2. Align your spending with your values

Leah Warwick, a social worker in New York City who earned $70,000 per year and saved close to 20% of her income as of June 2019, believes that it’s important to be intentional with how you use your money. When she buys products, she prefers to support companies and brands with missions that she believes in.

For example, she likes to buy from places that are “run for women, by women,” she says. If you support companies that take into account the betterment of society, and not just profit, “it creates a better world, a better environment, a better future,” says Warwick.

Thinking about her purchases through this lens helps ensure her that “the money I spend is well spent,” she says.

3. Before buying something, think about the time you spent working for that money

Alex Sanchez is interested in the FIRE — financial independence, retire early — movement, and he’d like to be a millionaire by 30. The 25-year-old is well on his way, saving nearly 50% of his six-figure income. 

His mindset is what helps him save so much. “Money to me represents your time,” says the Chicago-based overhead lineman and real estate investor, who makes more than $200,000 a year. “Every time I see a dollar, I see that dollar as my time, and time is the most important thing to me. The reason I don’t spend money on dumb things is because if I throw money away, I’m throwing my time, my life away — and it’s just something I’m never going to get back.”
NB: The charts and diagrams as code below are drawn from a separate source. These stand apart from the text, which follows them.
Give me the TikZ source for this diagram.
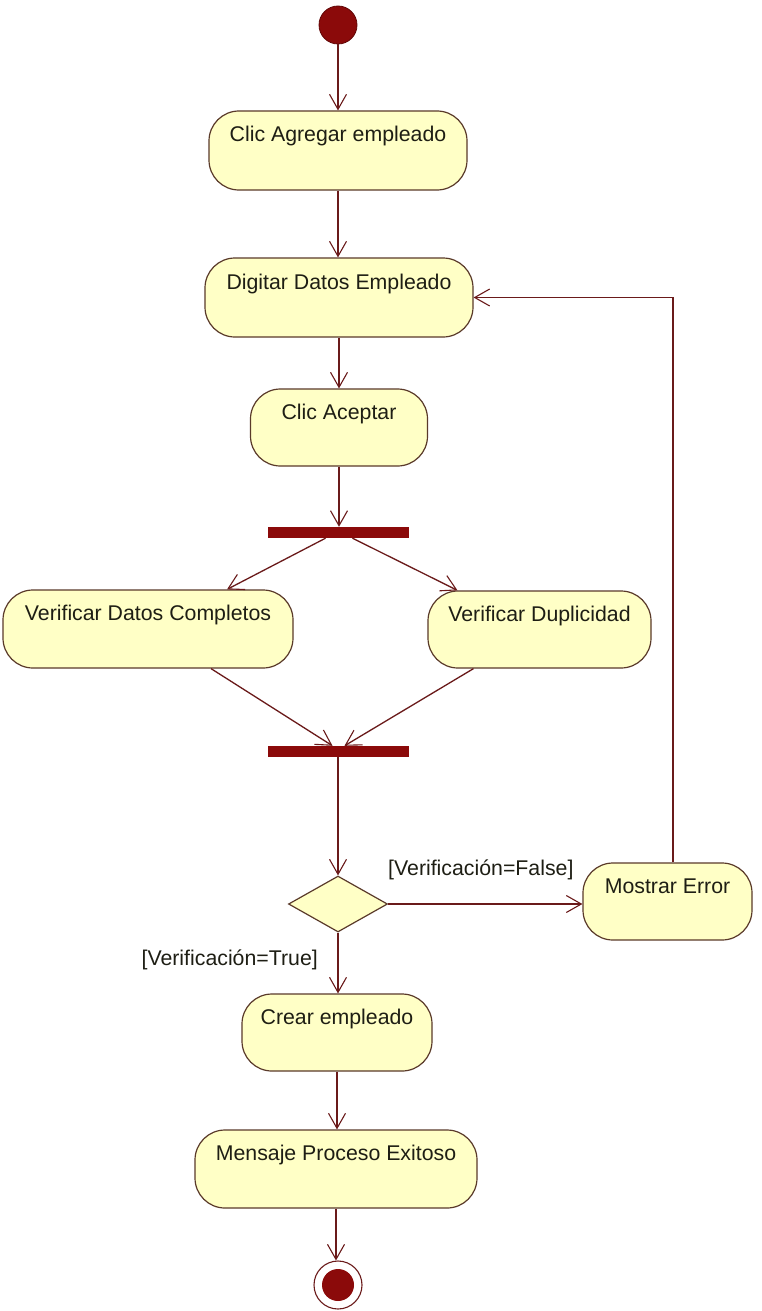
\documentclass[tikz,border=0pt]{standalone}
\usepackage{fontspec}
\setmainfont{Liberation Sans}
\usetikzlibrary{arrows.meta,shapes.geometric,calc}
\definecolor{actfill}{HTML}{FFFFC6}
\definecolor{actborder}{HTML}{5A3A2A}
\definecolor{lnk}{HTML}{6A1A1A}
\definecolor{solid}{HTML}{8B0A0A}
\definecolor{txt}{HTML}{1E1E14}
\tikzset{
  act/.style={draw=actborder, fill=actfill, line width=1.2pt, rounded corners=30pt,
    inner sep=0pt, font=\fontsize{21.3}{25}\selectfont, text=txt,
    text height=14pt, text depth=31pt},
  bar/.style={fill=solid, draw=none, minimum width=141pt, minimum height=11pt, inner sep=0pt},
  flow/.style={draw=lnk, line width=1.3pt, -{Straight Barb[length=15pt,width=17pt,line width=1.1pt]}},
  guard/.style={font=\fontsize{21.3}{25}\selectfont, text=txt, inner sep=0pt},
}
\begin{document}
\begin{tikzpicture}[x=1pt,y=-1pt]
\useasboundingbox (0,0) rectangle (762,1311);
\fill[white] (0,0) rectangle (762,1311);
% initial node
\node[circle, fill=solid, draw=solid!70!black, line width=0.8pt, minimum size=38pt, inner sep=0pt] (start) at (338,25) {};
% activities
\node[act, minimum width=258pt, minimum height=79pt] (a1) at (338,150.5) {Clic Agregar empleado};
\node[act, minimum width=268pt, minimum height=79pt] (a2) at (339,297.5) {Digitar Datos Empleado};
\node[act, minimum width=177pt, minimum height=77pt] (a3) at (339,427.5) {Clic Aceptar};
\node[bar] (fork) at (338.5,532.5) {};
\node[act, minimum width=290pt, minimum height=78pt] (a4) at (148,629) {Verificar Datos Completos};
\node[act, minimum width=223pt, minimum height=77pt] (a5) at (539.5,629.5) {Verificar Duplicidad};
\node[bar] (join) at (338.5,751.5) {};
\node[diamond, draw=actborder, fill=actfill, line width=1.2pt, minimum width=99pt, minimum height=56pt, inner sep=0pt, aspect=1.77] (dec) at (338,904) {};
\node[act, minimum width=169pt, minimum height=77pt] (err) at (667.5,901.5) {Mostrar Error};
\node[act, minimum width=190pt, minimum height=77pt] (a6) at (337,1032.5) {Crear empleado};
\node[act, minimum width=282pt, minimum height=78pt] (a7) at (336,1169) {Mensaje Proceso Exitoso};
% final node
\node[circle, draw=lnk, line width=1.1pt, fill=white, minimum size=48pt, inner sep=0pt] (endo) at (338,1285) {};
\node[circle, fill=solid, minimum size=32pt, inner sep=0pt] (endi) at (338,1285) {};
% connectors
\draw[flow] (start.south) -- (start.south |- a1.north);
\draw[flow] (a1.south) -- (a1.south |- a2.north);
\draw[flow] (a2.south) -- (a2.south |- a3.north);
\draw[flow] (a3.south) -- (a3.south |- fork.north);
\draw[flow] ($(fork.south)+(-13,0)$) -- ($(a4.north)+(79,0)$);
\draw[flow] ($(fork.south)+(14,0)$) -- ($(a5.north)+(-82,0)$);
\draw[flow] ($(a4.south)+(63,0)$) -- ($(join.north)+(-6,0)$);
\draw[flow] ($(a5.south)+(-66,0)$) -- ($(join.north)+(6,0)$);
\draw[flow] (join.south -| dec.north) -- (dec.north);
\draw[flow] (dec.south) -- (dec.south |- a6.north);
\draw[flow] (dec.east) -- (dec.east -| err.west);
\draw[flow] ($(err.north)+(5.5,0)$) |- (a2.east);
\draw[flow] (a6.south) -- (a6.south |- a7.north);
\draw[flow] (a7.south) -- (a7.south |- endo.north);
% guards
\node[guard, anchor=west] (gf) at (388,870) {[Verificación=False]};
\node[guard, anchor=east] (gt) at (318,960) {[Verificación=True]};
\end{tikzpicture}
\end{document}
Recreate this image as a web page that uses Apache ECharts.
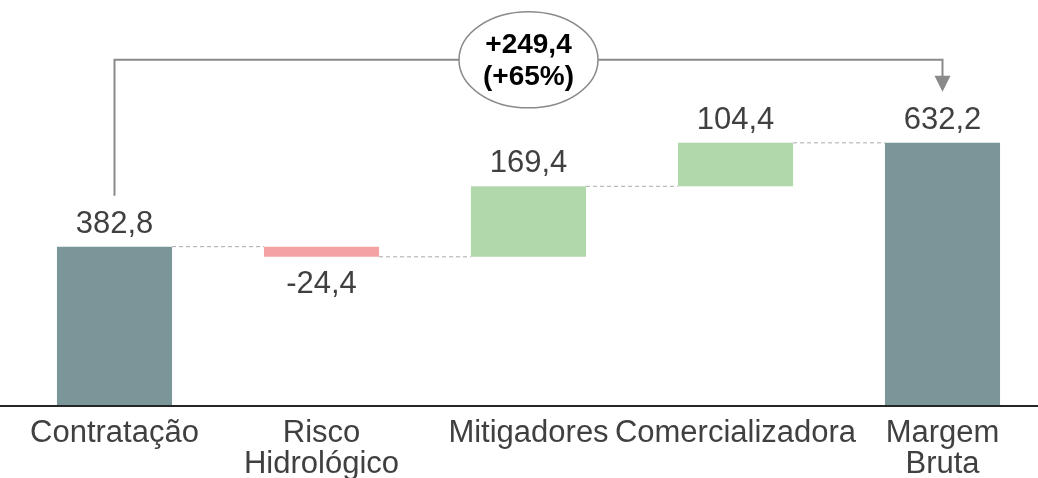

If he’s going to splurge, it’s going to be on something meaningful, like the tattoo he got in honor of one of his best friends, who died in 2018. It cost close to $1,500, but it’s a purchase he can justify. “It’s something that means a lot to me,” he says. “I’m not going to penny pinch on something that’s really important to me.”

4. Track your finances

Bukola Ayodele, who makes $210,000 a year as a software engineer in New York City, saves and invests over $7,000 a month.

She believes that in order to reach your goals, it’s important to monitor your progress. “I’m actually obsessed with tracking things, I track my calories, I track my workouts and I also track my money,” says Ayodele, who uses You Need a Budget to keep track of her spending, and Personal Capital as a way to measure her net worth and long-term goals. “I believe in this philosophy of what doesn’t get measured, doesn’t get managed.”

Her strategy has worked so far: Since graduating from Columbia University in 2016, she’s paid off $7,000 worth of student loan debt and is working toward her goal of earning enough off of her investments that all of her monthly costs are covered.

5. Make everything automatic

Brooklyn resident Elena Haskins manages to save nearly $900 a month while also paying down her student loans — and as of August 2019, she does it on a $50,000 salary.

She’s able to set aside so much thanks to a simple strategy: She’s automated everything. As soon as her paycheck hits her bank account, a percentage of it goes straight to savings before she even sees it. “I like to live my life with the least amount of money available to me,” says Haskins. “I put it away in savings automatically so I don’t have access to it.”

What Haskins likes about automating her savings is that it eliminates the temptation to spend now. “It’s out of sight, out of mind,” she says. “I don’t feel like I have all this money to spend because I look at my [checking] account and think, I don’t have a lot of money. And then I spend less.”